You can grip onto walls, leap about, use a unique special ability, avoid environmental dangers and blast an expansive and imaginative array of enemies. The realisation of the world is the selling point here. From the little players to grotesque larvae, betooth’d blobs with extruding eyes, and a bunch of things that jump and ooze. It’s all on the slime-ooze side of the spectrum. Similarly, the levels are sci-fi, bio-horror staples such as mines and reactors. There are layers of detail, moving parts, and atmosphere crammed into very few pixels. It is quite a dense thing to look at and thrilling because of it.

As this has a strong metroidvania leaning, there is a broader navigation task at hand. The shooting gives the effect of it being more run-and-gun than it actually is. While this keeps the pace up, you will be travelling around the various locales, and it is important to keep track. I wasn’t really paying attention to this at first and had to re-orientate myself a lot. The world, however, keeps you engaged and interested, despite the ability to get lost easily and that it is broadly unforgiving. While you can save your progress, B.I.O.T.A. requires a bit of focus. The shards of Risk of Rain or Caveblazers that I felt at first, were wiped away fairly fast. Yet what remains has less speed, it still has an urging pace to it.

The music throbs along in a creepy, driving, tense way, and the dialogue between characters and the little nuances of the “lived-in” world do a lot with very little. It is great to get the back and forth between characters in the rare moments you meet others. I believe this side of it to be so effective, I wish there was much more. Indeed, the style is what keeps the score at four out of five here, but this would be a really solid four if more of B.I.O.T.A.’s parts were developed a bit more.

The controls don’t feel totally right, a little spicy or frenetic. I never felt quite grounded or weighty.
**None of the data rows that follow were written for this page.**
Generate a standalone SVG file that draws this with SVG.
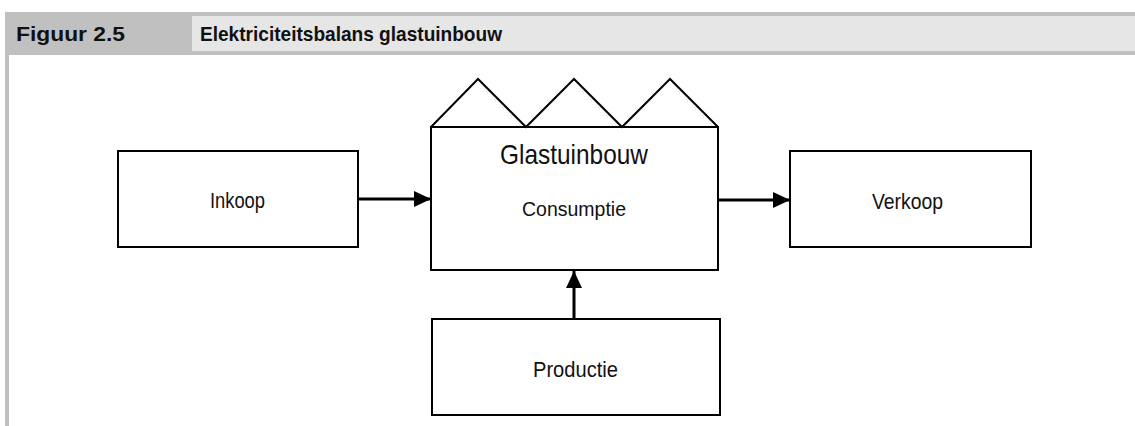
<svg xmlns="http://www.w3.org/2000/svg" width="1135" height="426" viewBox="0 0 1135 426">
<style>
.box{fill:#fff;stroke:#000;stroke-width:2}
.lbl{font-family:"Liberation Sans",Arial,sans-serif;font-size:22px;fill:#111;text-anchor:middle}
.hdr{font-family:"Liberation Sans",Arial,sans-serif;font-size:21px;font-weight:bold;fill:#111}
.con{stroke:#000;stroke-width:3;fill:none}
</style>
<defs>
<marker id="ah" markerUnits="userSpaceOnUse" markerWidth="18" markerHeight="16" refX="17" refY="8" orient="auto">
<path d="M0,0 L17,8 L0,16 Z" fill="#000"/>
</marker>
</defs>
<rect x="0" y="0" width="1135" height="426" fill="#fff"/>
<g id="header">
<rect x="5" y="12" width="1130" height="43" fill="#c0c0c0"/>
<rect x="192" y="16" width="943" height="35" fill="#e6e6e6"/>
<rect x="5" y="55" width="4" height="371" fill="#c0c0c0"/>
<text class="hdr" x="16" y="41" textLength="109" lengthAdjust="spacingAndGlyphs">Figuur 2.5</text>
<text class="hdr" x="200" y="41" textLength="302" lengthAdjust="spacingAndGlyphs">Elektriciteitsbalans glastuinbouw</text>
</g>
<g id="inkoop">
<rect class="box" x="118" y="151" width="240" height="96"/>
<text class="lbl" x="237.5" y="208" textLength="55" lengthAdjust="spacingAndGlyphs">Inkoop</text>
</g>
<g id="glastuinbouw">
<rect class="box" x="431" y="127" width="287" height="143"/>
<polyline points="431,127 478,79 526,127 574,79 622,127 670,79 718,127" fill="none" stroke="#000" stroke-width="2" stroke-linejoin="miter"/>
<text class="lbl" x="574" y="164" textLength="148" lengthAdjust="spacingAndGlyphs" style="font-size:28px">Glastuinbouw</text>
<text class="lbl" x="574" y="216" textLength="104" lengthAdjust="spacingAndGlyphs" style="font-size:19.5px">Consumptie</text>
</g>
<g id="verkoop">
<rect class="box" x="790" y="151" width="241" height="96"/>
<text class="lbl" x="907.5" y="209" textLength="71" lengthAdjust="spacingAndGlyphs">Verkoop</text>
</g>
<g id="productie">
<rect class="box" x="432" y="319" width="288" height="96"/>
<text class="lbl" x="575.5" y="377" textLength="85" lengthAdjust="spacingAndGlyphs">Productie</text>
</g>
<g id="connectors">
<line class="con" x1="358" y1="199" x2="431" y2="199" marker-end="url(#ah)"/>
<line class="con" x1="718" y1="200" x2="790" y2="200" marker-end="url(#ah)"/>
<line class="con" x1="574" y1="319" x2="574" y2="271" marker-end="url(#ah)"/>
</g>
</svg>
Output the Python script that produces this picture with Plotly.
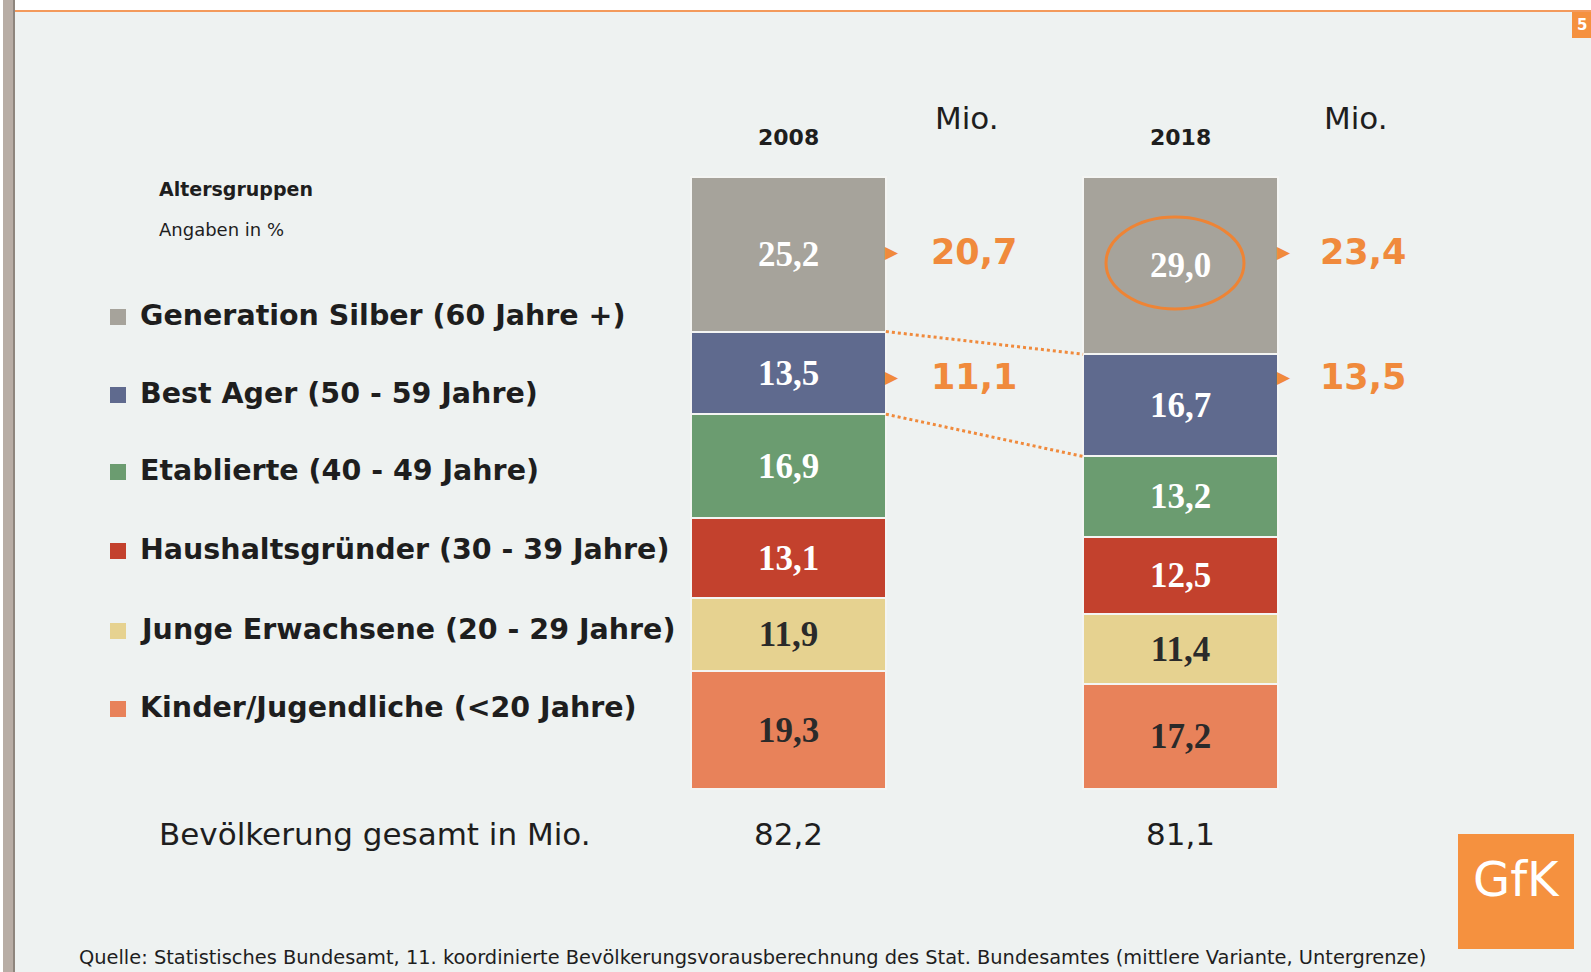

In fact, this could’ve been a way to make the characters feel more distinct. Also, the abilities and powerups don’t feel exciting enough. They almost don’t live up to the mad, exciting world that is on offer. B.I.O.T.A. feels, despite these irks and complaints, like a bit of a gem. It has enough depth to have staying power, and when you get on a roll, it has a thrilling little world to be in for a while. I urge you, however, to play this windowed. And don’t stare too long at the CGA palettes on offer as they will sour your eyesight. Sour, I tell you.